The cure is resizing (also called rehashing): when the load factor crosses a threshold — commonly around 0.7 — the table makes a bigger array (often double the size) and re-inserts every item using the new table size. This keeps the load factor low and lookups fast, which is why a hash table can grow indefinitely and still behave like O(1) on average.

The honest answer is that O(1) is the average case, not a guarantee. In a pathological situation — a terrible hash function, or an attacker deliberately feeding keys they know will collide — every key could land in one bucket, turning the table into a single long list with O(n) lookups. This is a real security issue (a "hash-flooding" denial-of-service attack), and it's why serious languages use hash functions that mix in a secret random seed so an outsider can't predict the collisions. Keep the hash good and the load factor low, and O(1) is what you get in practice.

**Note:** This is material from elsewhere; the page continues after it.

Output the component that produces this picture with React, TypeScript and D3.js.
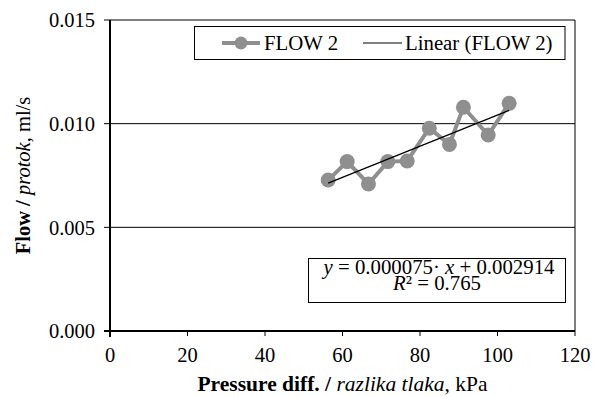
import React from "react";
import * as d3 from "d3";

const pressure = [56.3, 61.2, 66.7, 71.7, 76.7, 82.4, 87.6, 91.2, 97.6, 103.0];
const flow = [0.00728, 0.00817, 0.00709, 0.00817, 0.0082, 0.00978, 0.009, 0.01079, 0.00945, 0.01098];
const slope = 0.000075;
const intercept = 0.002914;
const r2 = "0.765";
const xTicks = [0, 20, 40, 60, 80, 100, 120];
const yTicks = [0, 0.005, 0.01, 0.015];
const seriesName = "FLOW 2";

const W = 602, H = 396;
const L = 110, R = 575, T = 20, B = 331;
const FONT = "'Liberation Serif', 'Times New Roman', serif";
const GRAY = "#8f8f8f";

export default function App() {
  const x = d3.scaleLinear().domain([0, 120]).range([L, R]);
  const y = d3.scaleLinear().domain([0, 0.015]).range([B, T]);
  const pts = pressure.map((p, i) => [x(p), y(flow[i])] as [number, number]);
  const line = d3.line()(pts) || "";
  const x0 = d3.min(pressure)!, x1 = d3.max(pressure)!;
  return (
    <svg width={W} height={H} style={{ position: "absolute", left: 0, top: 0, fontFamily: FONT }}>
      <rect x={0} y={0} width={W} height={H} fill="#fff" />
      {yTicks.filter(t => t > 0).map(t => (
        <line key={t} x1={L} x2={R} y1={y(t)} y2={y(t)} stroke="#000" strokeWidth={1} />
      ))}
      <line x1={R} x2={R} y1={T} y2={B} stroke="#000" strokeWidth={1} />
      <path d={line} fill="none" stroke={GRAY} strokeWidth={4} />
      {pts.map((p, i) => <circle key={i} cx={p[0]} cy={p[1]} r={7.5} fill={GRAY} />)}
      <line x1={x(x0)} y1={y(slope * x0 + intercept)} x2={x(x1)} y2={y(slope * x1 + intercept)} stroke="#000" strokeWidth={1.3} />
      {/* axes */}
      <line x1={L} x2={L} y1={T} y2={B + 6} stroke="#000" strokeWidth={2} />
      <line x1={L - 6} x2={R} y1={B} y2={B} stroke="#000" strokeWidth={2} />
      {yTicks.map(t => (
        <g key={t}>
          <line x1={L - 6} x2={L} y1={y(t)} y2={y(t)} stroke="#000" strokeWidth={1} />
          <text x={L - 15} y={y(t)} dy="0.35em" textAnchor="end" fontSize={20.5}>{d3.format(".3f")(t)}</text>
        </g>
      ))}
      {xTicks.map(t => (
        <g key={t}>
          <line x1={x(t)} x2={x(t)} y1={B} y2={B + 5} stroke="#000" strokeWidth={1} />
          <text x={x(t)} y={362} textAnchor="middle" fontSize={20.5}>{t}</text>
        </g>
      ))}
      <text x={(L + R) / 2} y={391} textAnchor="middle" fontSize={21.5}>
        <tspan fontWeight="bold">Pressure diff. / </tspan>
        <tspan fontStyle="italic">razlika tlaka</tspan>
        <tspan>, kPa</tspan>
      </text>
      <text transform={`translate(30,${(T + B) / 2}) rotate(-90)`} textAnchor="middle" fontSize={20.5}>
        <tspan fontWeight="bold">Flow / </tspan>
        <tspan fontStyle="italic">protok</tspan>
        <tspan>, ml/s</tspan>
      </text>
      {/* legend */}
      <rect x={194.5} y={26.5} width={370.5} height={33} fill="#fff" stroke="#000" strokeWidth={1} />
      <line x1={222} x2={260} y1={43} y2={43} stroke={GRAY} strokeWidth={4} />
      <circle cx={241} cy={43} r={6.5} fill={GRAY} />
      <text x={264} y={49.5} fontSize={20.8}>{seriesName}</text>
      <line x1={363} x2={402} y1={43} y2={43} stroke="#000" strokeWidth={1} />
      <text x={405} y={49.5} fontSize={20.8}>Linear ({seriesName})</text>
      {/* equation */}
      <rect x={308.5} y={258.5} width={257} height={44} fill="#fff" stroke="#000" strokeWidth={1} />
      <text x={439} y={274} textAnchor="middle" fontSize={20.8}>
        <tspan fontStyle="italic">y</tspan> = {slope.toFixed(6)}· <tspan fontStyle="italic">x</tspan> + {intercept.toFixed(6)}
      </text>
      <text x={437} y={290} textAnchor="middle" fontSize={20.8}>
        <tspan fontStyle="italic">R</tspan>² = {r2}
      </text>
    </svg>
  );
}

Collisions are not a sign of a bug — they are unavoidable, and the maths proves it. By the pigeonhole principle, if you have more keys than buckets then at least two keys must share a bucket, no matter how brilliant the hash function is. And there are always vastly more possible keys (every possible word, name or number) than the handful of buckets in the array. So a hash table without a collision strategy is simply broken; handling collisions is not optional.

The subtler trap is a poor hash function. A hash that clusters keys into just a few buckets — leaving most empty — creates long chains or long probe trails, and your beautiful O(1) quietly rots into O(n): you're back to scanning a list. Our "sum the character codes" hash is a good teaching example but a poor real one, because all anagrams collide and short words only ever reach small totals. A good hash function scatters keys evenly across all the buckets — that even spread is what keeps chains short and lookups fast.